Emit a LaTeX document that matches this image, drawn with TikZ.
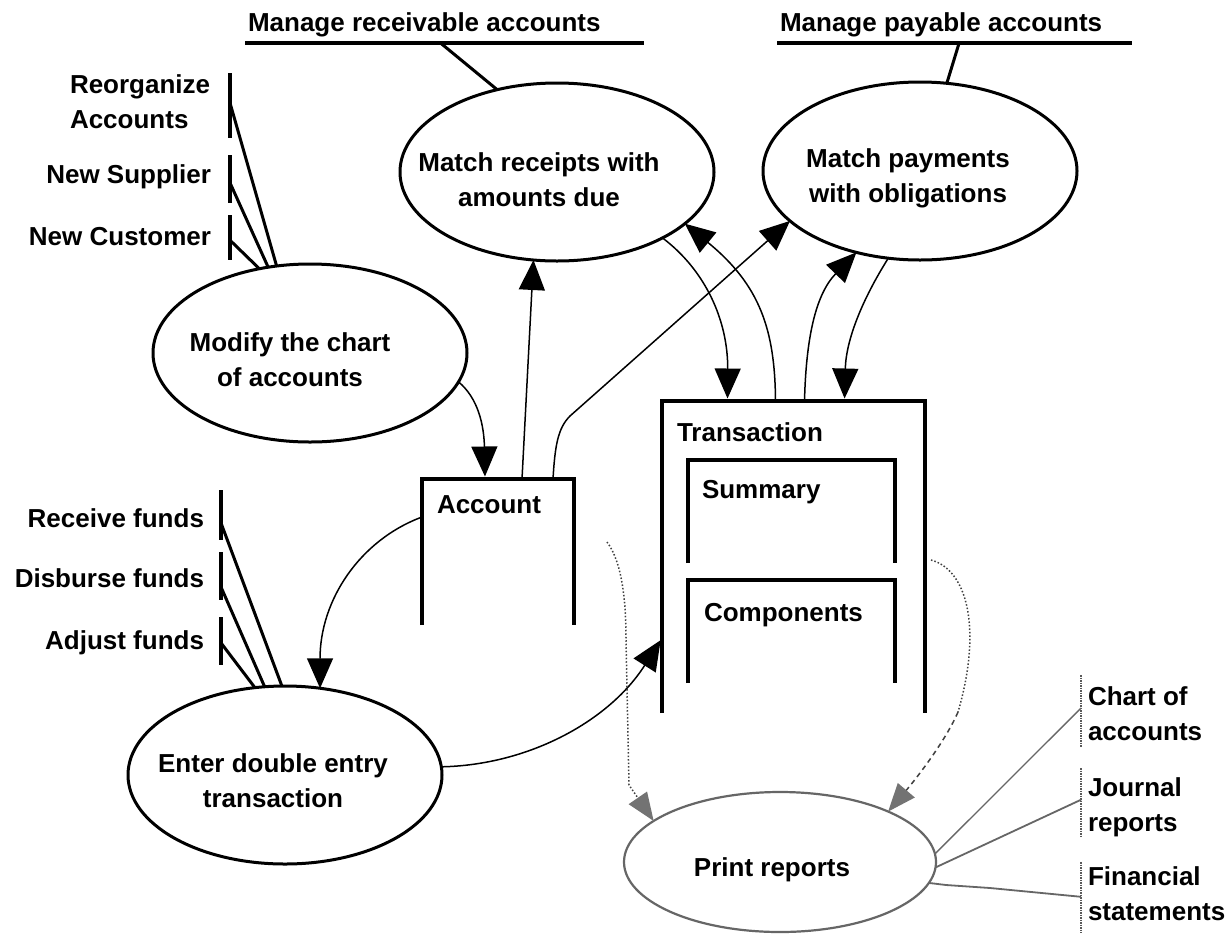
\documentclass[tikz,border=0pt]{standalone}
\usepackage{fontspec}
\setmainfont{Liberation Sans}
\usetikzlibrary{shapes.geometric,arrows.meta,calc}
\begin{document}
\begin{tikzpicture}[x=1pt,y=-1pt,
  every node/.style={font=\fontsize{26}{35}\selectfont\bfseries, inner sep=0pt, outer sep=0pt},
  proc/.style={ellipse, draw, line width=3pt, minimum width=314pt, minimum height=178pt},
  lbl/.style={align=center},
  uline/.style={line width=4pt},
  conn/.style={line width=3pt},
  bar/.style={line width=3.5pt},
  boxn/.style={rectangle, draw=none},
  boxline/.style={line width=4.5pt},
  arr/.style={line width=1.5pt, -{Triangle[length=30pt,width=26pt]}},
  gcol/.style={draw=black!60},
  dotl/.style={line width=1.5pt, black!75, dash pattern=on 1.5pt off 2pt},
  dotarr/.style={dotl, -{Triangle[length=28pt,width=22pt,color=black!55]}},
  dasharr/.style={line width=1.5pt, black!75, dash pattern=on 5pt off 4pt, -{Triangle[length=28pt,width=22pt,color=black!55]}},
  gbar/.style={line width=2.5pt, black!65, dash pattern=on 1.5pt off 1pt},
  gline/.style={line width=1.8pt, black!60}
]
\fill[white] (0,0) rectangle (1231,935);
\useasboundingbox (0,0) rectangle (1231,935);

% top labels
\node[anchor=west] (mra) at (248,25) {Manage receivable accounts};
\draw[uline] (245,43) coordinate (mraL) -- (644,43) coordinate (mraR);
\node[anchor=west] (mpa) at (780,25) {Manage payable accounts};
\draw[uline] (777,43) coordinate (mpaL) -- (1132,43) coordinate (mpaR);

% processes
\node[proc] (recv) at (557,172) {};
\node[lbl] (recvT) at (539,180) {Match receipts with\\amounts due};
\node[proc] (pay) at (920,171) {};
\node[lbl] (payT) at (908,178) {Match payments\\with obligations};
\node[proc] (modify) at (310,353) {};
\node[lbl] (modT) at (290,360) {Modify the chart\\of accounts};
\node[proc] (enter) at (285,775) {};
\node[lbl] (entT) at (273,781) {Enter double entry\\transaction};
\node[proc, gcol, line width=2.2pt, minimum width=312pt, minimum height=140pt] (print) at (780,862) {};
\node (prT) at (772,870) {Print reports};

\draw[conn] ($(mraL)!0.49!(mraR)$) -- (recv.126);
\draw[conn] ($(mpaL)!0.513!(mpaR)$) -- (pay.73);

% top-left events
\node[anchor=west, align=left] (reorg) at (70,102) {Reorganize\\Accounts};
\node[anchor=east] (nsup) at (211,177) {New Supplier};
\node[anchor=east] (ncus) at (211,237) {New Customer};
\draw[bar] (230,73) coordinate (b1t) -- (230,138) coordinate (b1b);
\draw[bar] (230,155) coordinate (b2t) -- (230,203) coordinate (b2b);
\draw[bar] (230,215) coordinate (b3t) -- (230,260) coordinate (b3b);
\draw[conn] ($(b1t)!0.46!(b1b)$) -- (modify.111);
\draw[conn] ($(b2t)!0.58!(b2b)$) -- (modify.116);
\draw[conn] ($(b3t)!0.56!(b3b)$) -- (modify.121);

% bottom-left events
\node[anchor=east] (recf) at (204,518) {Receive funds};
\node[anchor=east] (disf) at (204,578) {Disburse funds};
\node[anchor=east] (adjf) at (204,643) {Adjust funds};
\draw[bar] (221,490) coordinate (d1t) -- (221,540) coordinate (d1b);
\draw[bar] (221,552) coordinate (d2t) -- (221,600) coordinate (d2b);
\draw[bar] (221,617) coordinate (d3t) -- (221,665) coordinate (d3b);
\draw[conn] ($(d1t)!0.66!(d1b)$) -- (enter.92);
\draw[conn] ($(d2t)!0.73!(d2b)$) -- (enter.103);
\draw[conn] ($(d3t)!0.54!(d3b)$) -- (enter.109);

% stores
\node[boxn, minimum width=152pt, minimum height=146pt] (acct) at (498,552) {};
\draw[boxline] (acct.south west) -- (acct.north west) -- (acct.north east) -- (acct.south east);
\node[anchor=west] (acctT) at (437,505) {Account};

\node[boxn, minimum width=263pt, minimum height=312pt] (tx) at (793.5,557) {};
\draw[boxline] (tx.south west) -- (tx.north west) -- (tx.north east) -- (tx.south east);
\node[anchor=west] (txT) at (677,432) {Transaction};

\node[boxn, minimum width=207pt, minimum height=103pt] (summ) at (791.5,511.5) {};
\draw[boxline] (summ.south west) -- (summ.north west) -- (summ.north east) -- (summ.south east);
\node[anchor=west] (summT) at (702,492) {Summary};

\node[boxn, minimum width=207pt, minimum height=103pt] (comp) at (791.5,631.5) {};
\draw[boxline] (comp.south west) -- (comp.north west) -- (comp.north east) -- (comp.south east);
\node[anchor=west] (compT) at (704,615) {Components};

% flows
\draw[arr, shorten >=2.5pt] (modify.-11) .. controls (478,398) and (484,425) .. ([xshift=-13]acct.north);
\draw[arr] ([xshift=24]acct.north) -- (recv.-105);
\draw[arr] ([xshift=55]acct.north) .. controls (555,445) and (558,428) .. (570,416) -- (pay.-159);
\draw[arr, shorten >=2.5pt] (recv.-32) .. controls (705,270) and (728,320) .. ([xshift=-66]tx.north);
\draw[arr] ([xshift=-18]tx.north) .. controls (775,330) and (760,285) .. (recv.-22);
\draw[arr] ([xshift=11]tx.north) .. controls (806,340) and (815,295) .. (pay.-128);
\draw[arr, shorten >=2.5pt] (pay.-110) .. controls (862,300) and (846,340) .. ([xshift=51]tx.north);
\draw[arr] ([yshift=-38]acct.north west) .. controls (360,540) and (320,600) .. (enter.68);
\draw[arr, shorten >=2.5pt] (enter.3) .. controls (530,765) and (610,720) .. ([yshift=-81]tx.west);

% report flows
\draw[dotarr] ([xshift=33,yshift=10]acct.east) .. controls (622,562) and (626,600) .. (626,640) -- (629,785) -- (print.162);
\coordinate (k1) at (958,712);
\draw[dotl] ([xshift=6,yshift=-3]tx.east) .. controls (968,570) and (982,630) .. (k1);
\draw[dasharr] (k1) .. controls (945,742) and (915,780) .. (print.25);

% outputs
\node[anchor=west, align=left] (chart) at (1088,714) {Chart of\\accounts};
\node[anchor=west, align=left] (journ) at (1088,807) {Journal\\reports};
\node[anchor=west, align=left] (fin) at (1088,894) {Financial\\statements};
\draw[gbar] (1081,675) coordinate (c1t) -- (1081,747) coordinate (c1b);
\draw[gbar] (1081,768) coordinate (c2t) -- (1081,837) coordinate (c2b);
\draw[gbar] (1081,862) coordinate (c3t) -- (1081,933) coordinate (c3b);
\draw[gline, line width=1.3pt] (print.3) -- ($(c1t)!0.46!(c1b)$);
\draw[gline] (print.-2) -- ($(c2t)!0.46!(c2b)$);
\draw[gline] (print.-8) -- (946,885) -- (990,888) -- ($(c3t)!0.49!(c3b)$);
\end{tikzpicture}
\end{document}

*-*-*

Stated task
Copy the material shown above in full and exactly. Skip the pictures.

Answer to this problem
Emit a LaTeX document that matches this image, drawn with TikZ.
\documentclass[tikz,border=0pt]{standalone}
\usepackage{fontspec}
\setmainfont{Liberation Sans}
\usetikzlibrary{shapes.geometric,arrows.meta,calc}
\begin{document}
\begin{tikzpicture}[x=1pt,y=-1pt,
  every node/.style={font=\fontsize{26}{35}\selectfont\bfseries, inner sep=0pt, outer sep=0pt},
  proc/.style={ellipse, draw, line width=3pt, minimum width=314pt, minimum height=178pt},
  lbl/.style={align=center},
  uline/.style={line width=4pt},
  conn/.style={line width=3pt},
  bar/.style={line width=3.5pt},
  boxn/.style={rectangle, draw=none},
  boxline/.style={line width=4.5pt},
  arr/.style={line width=1.5pt, -{Triangle[length=30pt,width=26pt]}},
  gcol/.style={draw=black!60},
  dotl/.style={line width=1.5pt, black!75, dash pattern=on 1.5pt off 2pt},
  dotarr/.style={dotl, -{Triangle[length=28pt,width=22pt,color=black!55]}},
  dasharr/.style={line width=1.5pt, black!75, dash pattern=on 5pt off 4pt, -{Triangle[length=28pt,width=22pt,color=black!55]}},
  gbar/.style={line width=2.5pt, black!65, dash pattern=on 1.5pt off 1pt},
  gline/.style={line width=1.8pt, black!60}
]
\fill[white] (0,0) rectangle (1231,935);
\useasboundingbox (0,0) rectangle (1231,935);

% top labels
\node[anchor=west] (mra) at (248,25) {Manage receivable accounts};
\draw[uline] (245,43) coordinate (mraL) -- (644,43) coordinate (mraR);
\node[anchor=west] (mpa) at (780,25) {Manage payable accounts};
\draw[uline] (777,43) coordinate (mpaL) -- (1132,43) coordinate (mpaR);

% processes
\node[proc] (recv) at (557,172) {};
\node[lbl] (recvT) at (539,180) {Match receipts with\\amounts due};
\node[proc] (pay) at (920,171) {};
\node[lbl] (payT) at (908,178) {Match payments\\with obligations};
\node[proc] (modify) at (310,353) {};
\node[lbl] (modT) at (290,360) {Modify the chart\\of accounts};
\node[proc] (enter) at (285,775) {};
\node[lbl] (entT) at (273,781) {Enter double entry\\transaction};
\node[proc, gcol, line width=2.2pt, minimum width=312pt, minimum height=140pt] (print) at (780,862) {};
\node (prT) at (772,870) {Print reports};

\draw[conn] ($(mraL)!0.49!(mraR)$) -- (recv.126);
\draw[conn] ($(mpaL)!0.513!(mpaR)$) -- (pay.73);

% top-left events
\node[anchor=west, align=left] (reorg) at (70,102) {Reorganize\\Accounts};
\node[anchor=east] (nsup) at (211,177) {New Supplier};
\node[anchor=east] (ncus) at (211,237) {New Customer};
\draw[bar] (230,73) coordinate (b1t) -- (230,138) coordinate (b1b);
\draw[bar] (230,155) coordinate (b2t) -- (230,203) coordinate (b2b);
\draw[bar] (230,215) coordinate (b3t) -- (230,260) coordinate (b3b);
\draw[conn] ($(b1t)!0.46!(b1b)$) -- (modify.111);
\draw[conn] ($(b2t)!0.58!(b2b)$) -- (modify.116);
\draw[conn] ($(b3t)!0.56!(b3b)$) -- (modify.121);

% bottom-left events
\node[anchor=east] (recf) at (204,518) {Receive funds};
\node[anchor=east] (disf) at (204,578) {Disburse funds};
\node[anchor=east] (adjf) at (204,643) {Adjust funds};
\draw[bar] (221,490) coordinate (d1t) -- (221,540) coordinate (d1b);
\draw[bar] (221,552) coordinate (d2t) -- (221,600) coordinate (d2b);
\draw[bar] (221,617) coordinate (d3t) -- (221,665) coordinate (d3b);
\draw[conn] ($(d1t)!0.66!(d1b)$) -- (enter.92);
\draw[conn] ($(d2t)!0.73!(d2b)$) -- (enter.103);
\draw[conn] ($(d3t)!0.54!(d3b)$) -- (enter.109);

% stores
\node[boxn, minimum width=152pt, minimum height=146pt] (acct) at (498,552) {};
\draw[boxline] (acct.south west) -- (acct.north west) -- (acct.north east) -- (acct.south east);
\node[anchor=west] (acctT) at (437,505) {Account};

\node[boxn, minimum width=263pt, minimum height=312pt] (tx) at (793.5,557) {};
\draw[boxline] (tx.south west) -- (tx.north west) -- (tx.north east) -- (tx.south east);
\node[anchor=west] (txT) at (677,432) {Transaction};

\node[boxn, minimum width=207pt, minimum height=103pt] (summ) at (791.5,511.5) {};
\draw[boxline] (summ.south west) -- (summ.north west) -- (summ.north east) -- (summ.south east);
\node[anchor=west] (summT) at (702,492) {Summary};

\node[boxn, minimum width=207pt, minimum height=103pt] (comp) at (791.5,631.5) {};
\draw[boxline] (comp.south west) -- (comp.north west) -- (comp.north east) -- (comp.south east);
\node[anchor=west] (compT) at (704,615) {Components};

% flows
\draw[arr, shorten >=2.5pt] (modify.-11) .. controls (478,398) and (484,425) .. ([xshift=-13]acct.north);
\draw[arr] ([xshift=24]acct.north) -- (recv.-105);
\draw[arr] ([xshift=55]acct.north) .. controls (555,445) and (558,428) .. (570,416) -- (pay.-159);
\draw[arr, shorten >=2.5pt] (recv.-32) .. controls (705,270) and (728,320) .. ([xshift=-66]tx.north);
\draw[arr] ([xshift=-18]tx.north) .. controls (775,330) and (760,285) .. (recv.-22);
\draw[arr] ([xshift=11]tx.north) .. controls (806,340) and (815,295) .. (pay.-128);
\draw[arr, shorten >=2.5pt] (pay.-110) .. controls (862,300) and (846,340) .. ([xshift=51]tx.north);
\draw[arr] ([yshift=-38]acct.north west) .. controls (360,540) and (320,600) .. (enter.68);
\draw[arr, shorten >=2.5pt] (enter.3) .. controls (530,765) and (610,720) .. ([yshift=-81]tx.west);

% report flows
\draw[dotarr] ([xshift=33,yshift=10]acct.east) .. controls (622,562) and (626,600) .. (626,640) -- (629,785) -- (print.162);
\coordinate (k1) at (958,712);
\draw[dotl] ([xshift=6,yshift=-3]tx.east) .. controls (968,570) and (982,630) .. (k1);
\draw[dasharr] (k1) .. controls (945,742) and (915,780) .. (print.25);

% outputs
\node[anchor=west, align=left] (chart) at (1088,714) {Chart of\\accounts};
\node[anchor=west, align=left] (journ) at (1088,807) {Journal\\reports};
\node[anchor=west, align=left] (fin) at (1088,894) {Financial\\statements};
\draw[gbar] (1081,675) coordinate (c1t) -- (1081,747) coordinate (c1b);
\draw[gbar] (1081,768) coordinate (c2t) -- (1081,837) coordinate (c2b);
\draw[gbar] (1081,862) coordinate (c3t) -- (1081,933) coordinate (c3b);
\draw[gline, line width=1.3pt] (print.3) -- ($(c1t)!0.46!(c1b)$);
\draw[gline] (print.-2) -- ($(c2t)!0.46!(c2b)$);
\draw[gline] (print.-8) -- (946,885) -- (990,888) -- ($(c3t)!0.49!(c3b)$);
\end{tikzpicture}
\end{document}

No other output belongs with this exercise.